Exercise description: Write every line out verbatim and omit the pictures.
-- start Provided material --
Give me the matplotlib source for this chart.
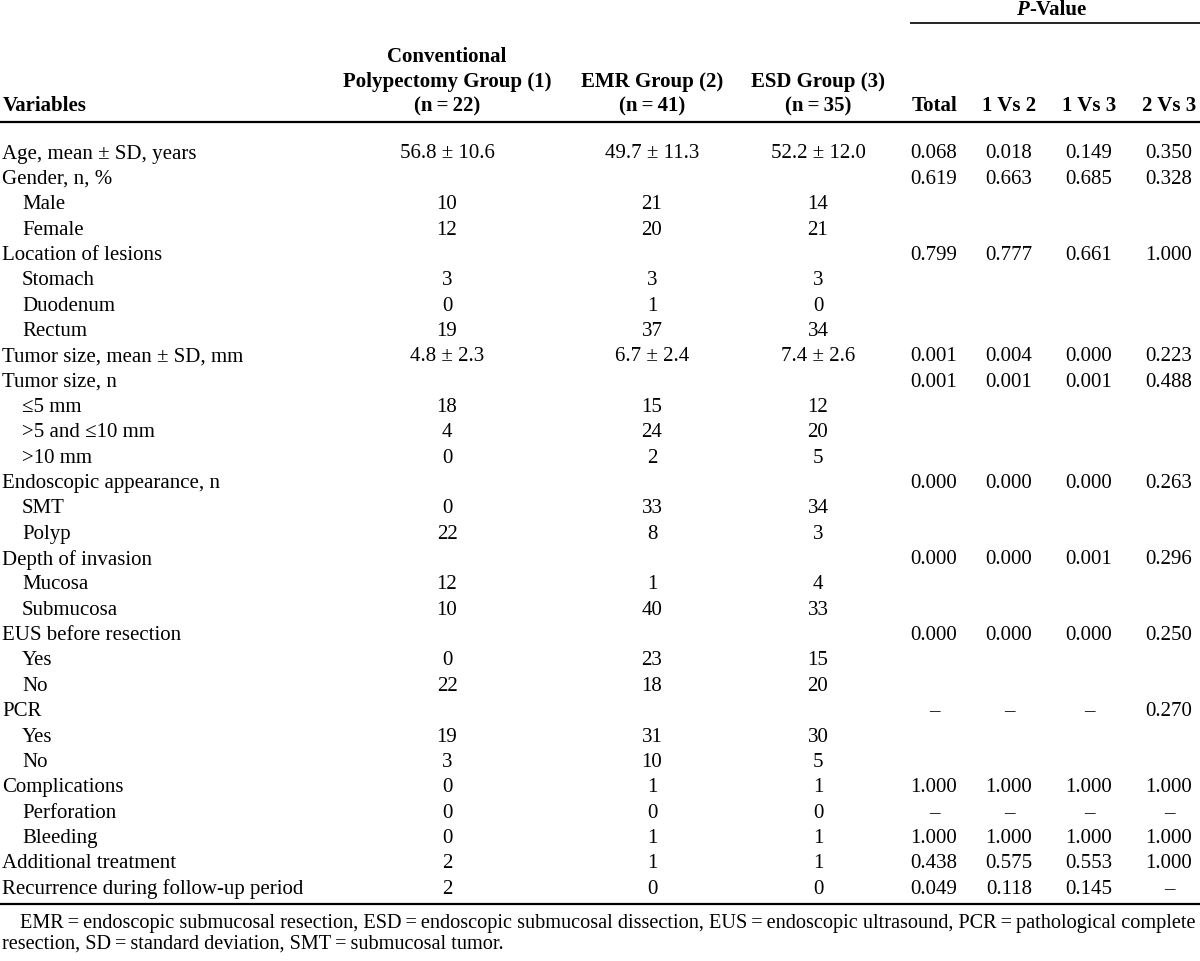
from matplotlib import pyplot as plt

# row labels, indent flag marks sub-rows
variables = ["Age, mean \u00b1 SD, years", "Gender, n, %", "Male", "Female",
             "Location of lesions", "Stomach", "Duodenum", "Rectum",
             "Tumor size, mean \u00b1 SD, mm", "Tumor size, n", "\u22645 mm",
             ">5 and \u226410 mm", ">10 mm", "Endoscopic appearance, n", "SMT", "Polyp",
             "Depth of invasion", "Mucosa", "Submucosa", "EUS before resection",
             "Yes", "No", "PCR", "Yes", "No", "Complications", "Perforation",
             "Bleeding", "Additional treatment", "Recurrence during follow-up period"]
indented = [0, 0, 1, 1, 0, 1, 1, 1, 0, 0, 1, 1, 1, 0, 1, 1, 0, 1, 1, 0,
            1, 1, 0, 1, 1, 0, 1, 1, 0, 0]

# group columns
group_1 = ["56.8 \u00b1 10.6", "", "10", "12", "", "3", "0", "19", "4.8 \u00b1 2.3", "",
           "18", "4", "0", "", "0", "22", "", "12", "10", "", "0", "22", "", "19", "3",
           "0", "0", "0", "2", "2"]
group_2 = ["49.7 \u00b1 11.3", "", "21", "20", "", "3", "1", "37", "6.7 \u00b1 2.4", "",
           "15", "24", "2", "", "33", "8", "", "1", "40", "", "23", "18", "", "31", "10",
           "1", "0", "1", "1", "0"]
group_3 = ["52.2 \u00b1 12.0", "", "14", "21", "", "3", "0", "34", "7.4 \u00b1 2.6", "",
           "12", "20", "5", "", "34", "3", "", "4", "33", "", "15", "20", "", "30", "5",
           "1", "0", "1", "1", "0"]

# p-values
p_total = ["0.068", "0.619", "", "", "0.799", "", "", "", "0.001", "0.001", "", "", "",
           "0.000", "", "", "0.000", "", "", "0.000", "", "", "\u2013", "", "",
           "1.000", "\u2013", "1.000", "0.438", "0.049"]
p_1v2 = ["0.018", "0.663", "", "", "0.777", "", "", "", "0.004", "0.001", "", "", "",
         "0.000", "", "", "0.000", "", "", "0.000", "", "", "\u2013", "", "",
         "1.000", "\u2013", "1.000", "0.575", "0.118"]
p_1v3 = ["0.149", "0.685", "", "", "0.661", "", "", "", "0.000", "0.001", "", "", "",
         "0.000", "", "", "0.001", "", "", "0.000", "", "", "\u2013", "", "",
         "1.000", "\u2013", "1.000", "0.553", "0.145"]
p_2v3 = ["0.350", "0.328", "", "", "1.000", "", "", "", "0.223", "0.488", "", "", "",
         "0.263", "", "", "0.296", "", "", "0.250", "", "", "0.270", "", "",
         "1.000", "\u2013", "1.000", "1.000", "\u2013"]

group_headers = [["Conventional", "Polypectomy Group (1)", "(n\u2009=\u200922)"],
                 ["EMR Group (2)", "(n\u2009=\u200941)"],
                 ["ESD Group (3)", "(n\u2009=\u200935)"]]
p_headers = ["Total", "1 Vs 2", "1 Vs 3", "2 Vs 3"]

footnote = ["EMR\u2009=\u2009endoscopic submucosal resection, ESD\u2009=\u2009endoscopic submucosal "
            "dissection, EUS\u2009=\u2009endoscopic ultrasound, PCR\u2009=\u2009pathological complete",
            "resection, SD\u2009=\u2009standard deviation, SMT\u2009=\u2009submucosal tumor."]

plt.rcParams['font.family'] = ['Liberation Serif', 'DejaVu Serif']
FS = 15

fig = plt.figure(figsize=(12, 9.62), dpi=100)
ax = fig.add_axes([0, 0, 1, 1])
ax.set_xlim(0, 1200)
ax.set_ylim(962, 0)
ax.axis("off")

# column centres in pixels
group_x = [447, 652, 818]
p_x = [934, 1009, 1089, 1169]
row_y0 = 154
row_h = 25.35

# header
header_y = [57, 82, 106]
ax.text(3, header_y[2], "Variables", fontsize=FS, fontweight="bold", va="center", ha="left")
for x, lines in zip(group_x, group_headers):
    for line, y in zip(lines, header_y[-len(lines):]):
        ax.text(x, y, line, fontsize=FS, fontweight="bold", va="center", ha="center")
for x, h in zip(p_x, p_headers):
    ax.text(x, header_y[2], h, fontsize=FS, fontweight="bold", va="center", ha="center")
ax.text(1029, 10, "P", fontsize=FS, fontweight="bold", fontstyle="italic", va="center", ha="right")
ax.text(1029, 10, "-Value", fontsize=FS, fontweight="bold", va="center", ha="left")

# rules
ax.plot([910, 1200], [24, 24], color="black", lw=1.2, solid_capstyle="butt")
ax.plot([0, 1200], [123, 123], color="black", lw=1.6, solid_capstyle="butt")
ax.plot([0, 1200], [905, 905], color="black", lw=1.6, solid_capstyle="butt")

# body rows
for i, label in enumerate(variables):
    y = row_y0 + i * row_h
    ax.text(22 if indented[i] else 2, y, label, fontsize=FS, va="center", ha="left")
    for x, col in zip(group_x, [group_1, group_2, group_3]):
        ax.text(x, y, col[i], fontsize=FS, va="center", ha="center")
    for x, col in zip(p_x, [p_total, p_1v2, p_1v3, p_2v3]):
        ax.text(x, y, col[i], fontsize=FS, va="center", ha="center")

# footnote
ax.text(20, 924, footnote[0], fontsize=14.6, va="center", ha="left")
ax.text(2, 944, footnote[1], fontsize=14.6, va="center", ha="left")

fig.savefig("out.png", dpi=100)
-- end Provided material --
Task result:
Give me the matplotlib source for this chart.
from matplotlib import pyplot as plt

# row labels, indent flag marks sub-rows
variables = ["Age, mean \u00b1 SD, years", "Gender, n, %", "Male", "Female",
             "Location of lesions", "Stomach", "Duodenum", "Rectum",
             "Tumor size, mean \u00b1 SD, mm", "Tumor size, n", "\u22645 mm",
             ">5 and \u226410 mm", ">10 mm", "Endoscopic appearance, n", "SMT", "Polyp",
             "Depth of invasion", "Mucosa", "Submucosa", "EUS before resection",
             "Yes", "No", "PCR", "Yes", "No", "Complications", "Perforation",
             "Bleeding", "Additional treatment", "Recurrence during follow-up period"]
indented = [0, 0, 1, 1, 0, 1, 1, 1, 0, 0, 1, 1, 1, 0, 1, 1, 0, 1, 1, 0,
            1, 1, 0, 1, 1, 0, 1, 1, 0, 0]

# group columns
group_1 = ["56.8 \u00b1 10.6", "", "10", "12", "", "3", "0", "19", "4.8 \u00b1 2.3", "",
           "18", "4", "0", "", "0", "22", "", "12", "10", "", "0", "22", "", "19", "3",
           "0", "0", "0", "2", "2"]
group_2 = ["49.7 \u00b1 11.3", "", "21", "20", "", "3", "1", "37", "6.7 \u00b1 2.4", "",
           "15", "24", "2", "", "33", "8", "", "1", "40", "", "23", "18", "", "31", "10",
           "1", "0", "1", "1", "0"]
group_3 = ["52.2 \u00b1 12.0", "", "14", "21", "", "3", "0", "34", "7.4 \u00b1 2.6", "",
           "12", "20", "5", "", "34", "3", "", "4", "33", "", "15", "20", "", "30", "5",
           "1", "0", "1", "1", "0"]

# p-values
p_total = ["0.068", "0.619", "", "", "0.799", "", "", "", "0.001", "0.001", "", "", "",
           "0.000", "", "", "0.000", "", "", "0.000", "", "", "\u2013", "", "",
           "1.000", "\u2013", "1.000", "0.438", "0.049"]
p_1v2 = ["0.018", "0.663", "", "", "0.777", "", "", "", "0.004", "0.001", "", "", "",
         "0.000", "", "", "0.000", "", "", "0.000", "", "", "\u2013", "", "",
         "1.000", "\u2013", "1.000", "0.575", "0.118"]
p_1v3 = ["0.149", "0.685", "", "", "0.661", "", "", "", "0.000", "0.001", "", "", "",
         "0.000", "", "", "0.001", "", "", "0.000", "", "", "\u2013", "", "",
         "1.000", "\u2013", "1.000", "0.553", "0.145"]
p_2v3 = ["0.350", "0.328", "", "", "1.000", "", "", "", "0.223", "0.488", "", "", "",
         "0.263", "", "", "0.296", "", "", "0.250", "", "", "0.270", "", "",
         "1.000", "\u2013", "1.000", "1.000", "\u2013"]

group_headers = [["Conventional", "Polypectomy Group (1)", "(n\u2009=\u200922)"],
                 ["EMR Group (2)", "(n\u2009=\u200941)"],
                 ["ESD Group (3)", "(n\u2009=\u200935)"]]
p_headers = ["Total", "1 Vs 2", "1 Vs 3", "2 Vs 3"]

footnote = ["EMR\u2009=\u2009endoscopic submucosal resection, ESD\u2009=\u2009endoscopic submucosal "
            "dissection, EUS\u2009=\u2009endoscopic ultrasound, PCR\u2009=\u2009pathological complete",
            "resection, SD\u2009=\u2009standard deviation, SMT\u2009=\u2009submucosal tumor."]

plt.rcParams['font.family'] = ['Liberation Serif', 'DejaVu Serif']
FS = 15

fig = plt.figure(figsize=(12, 9.62), dpi=100)
ax = fig.add_axes([0, 0, 1, 1])
ax.set_xlim(0, 1200)
ax.set_ylim(962, 0)
ax.axis("off")

# column centres in pixels
group_x = [447, 652, 818]
p_x = [934, 1009, 1089, 1169]
row_y0 = 154
row_h = 25.35

# header
header_y = [57, 82, 106]
ax.text(3, header_y[2], "Variables", fontsize=FS, fontweight="bold", va="center", ha="left")
for x, lines in zip(group_x, group_headers):
    for line, y in zip(lines, header_y[-len(lines):]):
        ax.text(x, y, line, fontsize=FS, fontweight="bold", va="center", ha="center")
for x, h in zip(p_x, p_headers):
    ax.text(x, header_y[2], h, fontsize=FS, fontweight="bold", va="center", ha="center")
ax.text(1029, 10, "P", fontsize=FS, fontweight="bold", fontstyle="italic", va="center", ha="right")
ax.text(1029, 10, "-Value", fontsize=FS, fontweight="bold", va="center", ha="left")

# rules
ax.plot([910, 1200], [24, 24], color="black", lw=1.2, solid_capstyle="butt")
ax.plot([0, 1200], [123, 123], color="black", lw=1.6, solid_capstyle="butt")
ax.plot([0, 1200], [905, 905], color="black", lw=1.6, solid_capstyle="butt")

# body rows
for i, label in enumerate(variables):
    y = row_y0 + i * row_h
    ax.text(22 if indented[i] else 2, y, label, fontsize=FS, va="center", ha="left")
    for x, col in zip(group_x, [group_1, group_2, group_3]):
        ax.text(x, y, col[i], fontsize=FS, va="center", ha="center")
    for x, col in zip(p_x, [p_total, p_1v2, p_1v3, p_2v3]):
        ax.text(x, y, col[i], fontsize=FS, va="center", ha="center")

# footnote
ax.text(20, 924, footnote[0], fontsize=14.6, va="center", ha="left")
ax.text(2, 944, footnote[1], fontsize=14.6, va="center", ha="left")

fig.savefig("out.png", dpi=100)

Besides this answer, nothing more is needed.